• _Given task_:
Pull out each line of the records holding the string "that".

··········

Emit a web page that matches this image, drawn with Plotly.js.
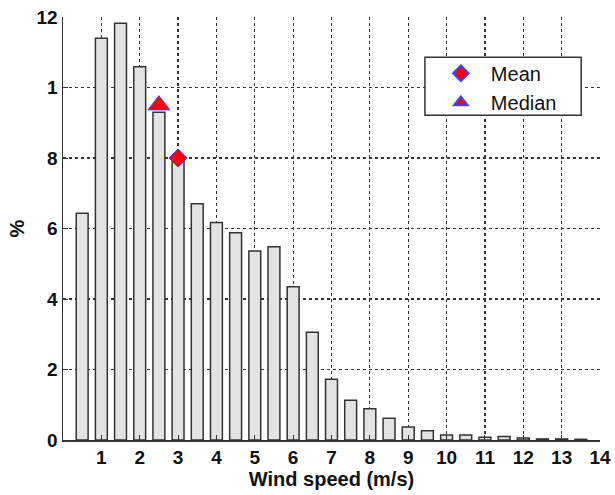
<!DOCTYPE html>
<html>
<head>
<meta charset="utf-8">
<script src="https://cdn.plot.ly/plotly-3.0.1.min.js"></script>
<style>html,body{margin:0;padding:0;background:#fff;}#chart{width:615px;height:495px;}</style>
</head>
<body>
<div id="chart"></div>
<script>
const windSpeed = [0.5,1.0,1.5,2.0,2.5,3.0,3.5,4.0,4.5,5.0,5.5,6.0,6.5,7.0,7.5,8.0,8.5,9.0,9.5,10.0,10.5,11.0,11.5,12.0,12.5,13.0,13.5];
const percent = [6.43,11.4,11.82,10.59,9.3,7.95,6.70,6.17,5.88,5.36,5.48,4.35,3.06,1.72,1.13,0.89,0.62,0.37,0.26,0.14,0.14,0.08,0.10,0.06,0.03,0.03,0.02];
const meanPoint = {x: [3.0], y: [8.0]};
const medianPoint = {x: [2.5], y: [9.5]};
const yTickVals = [0,2,4,6,8,10,12];
const yTickText = ['0','2','4','6','8','1','12'];
const xTickVals = [1,2,3,4,5,6,7,8,9,10,11,12,13,14];

const traces = [
  {type:'bar', x: windSpeed, y: percent, width: 0.31,
   marker:{color:'#e3e3e3', line:{color:'#333333', width:1.5}},
   showlegend:false, hoverinfo:'x+y'},
  {type:'scatter', mode:'markers', name:'Mean', x: meanPoint.x, y: meanPoint.y,
   marker:{symbol:'diamond', size:14, color:'#ff0000', line:{color:'#4040ff', width:1}}},
  {type:'scatter', mode:'markers', name:'Median', x: medianPoint.x, y: medianPoint.y,
   marker:{symbol:'triangle-up', size:19, color:'#ff0000', line:{color:'#4040ff', width:1}}}
];

const fam = 'Liberation Sans, Arial, sans-serif';
const tickFont = {family:fam, size:19, color:'#111', weight:'bold'};
const titleFont = {family:fam, size:20, color:'#111', weight:'bold'};
const layout = {
  width:615, height:495,
  margin:{l:63, r:15, t:17, b:55},
  paper_bgcolor:'#fff', plot_bgcolor:'#fff',
  font: {family:fam, size:19, color:'#111'},
  xaxis:{range:[0,14], tickvals:xTickVals, ticks:'inside', ticklen:5, tickcolor:'#333',
    showgrid:true, gridcolor:'#333', griddash:'dot', gridwidth:1.2,
    showline:true, linecolor:'#333', linewidth:1.5, zeroline:false,
    title:{text:'Wind speed (m/s)', font:titleFont, standoff:3}, tickfont:tickFont, fixedrange:true},
  yaxis:{range:[0,12], tickvals:yTickVals, ticktext:yTickText, ticks:'inside', ticklen:5, tickcolor:'#333',
    showgrid:true, gridcolor:'#333', griddash:'dot', gridwidth:1.2,
    showline:true, linecolor:'#333', linewidth:1.5, zeroline:false,
    title:{text:'%', font:titleFont, standoff:6}, tickfont:tickFont, fixedrange:true},
  shapes:[{type:'rect', xref:'paper', yref:'paper', x0:0.674, x1:0.965, y0:0.768, y1:0.905,
    fillcolor:'#fff', line:{color:'#333', width:1.5}, layer:'above'}],
  legend:{x:0.685, y:0.913, xanchor:'left', yanchor:'top', bgcolor:'rgba(0,0,0,0)',
    borderwidth:0, font:{family:fam, size:20, color:'#111'}, itemsizing:'constant',
    itemwidth:50, tracegroupgap:0},
  bargap:0.3, showlegend:true
};
Plotly.newPlot('chart', traces, layout, {displayModeBar:false, staticPlot:true});
</script>
</body>
</html>
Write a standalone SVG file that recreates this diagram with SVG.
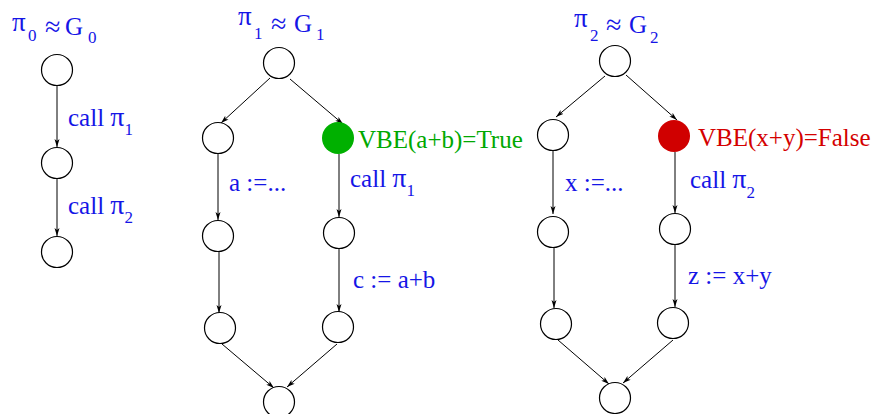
<svg xmlns="http://www.w3.org/2000/svg" width="872" height="414" viewBox="0 0 872 414">
<defs>
<marker id="ah" markerUnits="userSpaceOnUse" markerWidth="9" markerHeight="6" refX="8" refY="3" orient="auto">
<path d="M0,0.5 L8,3 L0,5.5 L2,3 z" fill="#000"/>
</marker>
<style>
.n{fill:#fff;stroke:#000;stroke-width:1.2}
.e{stroke:#000;stroke-width:1;fill:none;marker-end:url(#ah)}
text{font-family:"Liberation Serif","Times New Roman",serif;font-size:25px}
.b{fill:#1515e6}
.g{fill:#00a800}
.r{fill:#d40000}
.s{font-size:17px}
.ap{font-size:28px}
.p{font-size:28px}
.tp{font-size:27px}
</style>
</defs>
<rect width="872" height="414" fill="#fff"/>
<g id="titles">
<text class="b"><tspan class="tp" x="12" y="31">π</tspan><tspan class="s" x="28" y="41">0</tspan><tspan class="ap" x="45" y="36">≈</tspan><tspan x="65" y="35">G</tspan><tspan class="s" x="88" y="43">0</tspan></text>
<text class="b"><tspan class="tp" x="238" y="25">π</tspan><tspan class="s" x="254" y="39">1</tspan><tspan class="ap" x="271" y="33">≈</tspan><tspan x="294" y="32">G</tspan><tspan class="s" x="316" y="40">1</tspan></text>
<text class="b"><tspan class="tp" x="574" y="27">π</tspan><tspan class="s" x="590" y="41">2</tspan><tspan class="ap" x="606" y="34">≈</tspan><tspan x="629" y="33">G</tspan><tspan class="s" x="650" y="43">2</tspan></text>
</g>
<g id="connectors">
<line class="e" x1="57" y1="86" x2="57" y2="147"/>
<line class="e" x1="57" y1="179" x2="57" y2="236"/>
<line class="e" x1="270" y1="78" x2="221" y2="123"/>
<line class="e" x1="290" y1="79" x2="343" y2="124"/>
<line class="e" x1="218" y1="154" x2="218" y2="220"/>
<line class="e" x1="219" y1="252" x2="219" y2="313"/>
<line class="e" x1="339" y1="154" x2="339" y2="217"/>
<line class="e" x1="339" y1="249" x2="339" y2="312"/>
<line class="e" x1="222" y1="344" x2="274" y2="388"/>
<line class="e" x1="337" y1="344" x2="287" y2="387"/>
<line class="e" x1="605" y1="76" x2="556" y2="117"/>
<line class="e" x1="626" y1="75" x2="677" y2="120"/>
<line class="e" x1="553" y1="151" x2="553" y2="214"/>
<line class="e" x1="554" y1="248" x2="554" y2="308"/>
<line class="e" x1="675" y1="152" x2="675" y2="213"/>
<line class="e" x1="675" y1="245" x2="675" y2="307"/>
<line class="e" x1="558" y1="340" x2="609" y2="384"/>
<line class="e" x1="673" y1="340" x2="623" y2="383"/>
</g>
<g id="g0">
<circle id="n0a" class="n" cx="57" cy="70" r="15.5"/>
<circle id="n0b" class="n" cx="57" cy="163" r="15.5"/>
<circle id="n0c" class="n" cx="57" cy="252" r="15.5"/>
<text class="b" x="68" y="126">call <tspan class="p">π</tspan><tspan class="s" y="135">1</tspan></text>
<text class="b" x="68" y="214">call <tspan class="p">π</tspan><tspan class="s" y="223">2</tspan></text>
</g>
<g id="g1">
<circle id="n1t" class="n" cx="279" cy="63" r="15.5"/>
<circle id="n1l1" class="n" cx="218" cy="138" r="15.5"/>
<circle id="n1r1" cx="338" cy="138" r="16" fill="#00b000"/>
<circle id="n1l2" class="n" cx="218" cy="236" r="15.5"/>
<circle id="n1r2" class="n" cx="339" cy="233" r="15.5"/>
<circle id="n1l3" class="n" cx="220" cy="328" r="15.5"/>
<circle id="n1r3" class="n" cx="338" cy="327" r="15.5"/>
<circle id="n1b" class="n" cx="279" cy="402" r="15.5"/>
<text class="g" x="358" y="148">VBE(a+b)=True</text>
<text class="b" x="229" y="191">a :=...</text>
<text class="b" x="350" y="187">call <tspan class="p">π</tspan><tspan class="s" y="196">1</tspan></text>
<text class="b" x="353" y="288">c := a+b</text>
</g>
<g id="g2">
<circle id="n2t" class="n" cx="615" cy="61" r="15.5"/>
<circle id="n2l1" class="n" cx="553" cy="135" r="15.5"/>
<circle id="n2r1" cx="674" cy="136" r="16" fill="#d00000"/>
<circle id="n2l2" class="n" cx="553" cy="232" r="15.5"/>
<circle id="n2r2" class="n" cx="675" cy="229" r="15.5"/>
<circle id="n2l3" class="n" cx="556" cy="324" r="15.5"/>
<circle id="n2r3" class="n" cx="673" cy="323" r="15.5"/>
<circle id="n2b" class="n" cx="615" cy="398" r="15.5"/>
<text class="r" x="698" y="146">VBE(x+y)=False</text>
<text class="b" x="565" y="191">x :=...</text>
<text class="b" x="690" y="188">call <tspan class="p">π</tspan><tspan class="s" y="198">2</tspan></text>
<text class="b" x="688" y="284">z := x+y</text>
</g>
</svg>
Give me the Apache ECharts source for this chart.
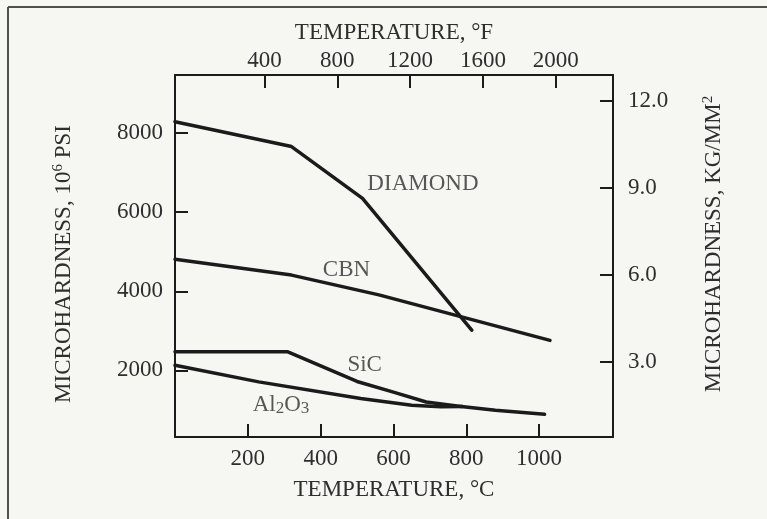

··········

• _Task output_:
Emit a web page that matches this image, drawn with Plotly.js.
Write a standalone SVG file that recreates this diagram with SVG.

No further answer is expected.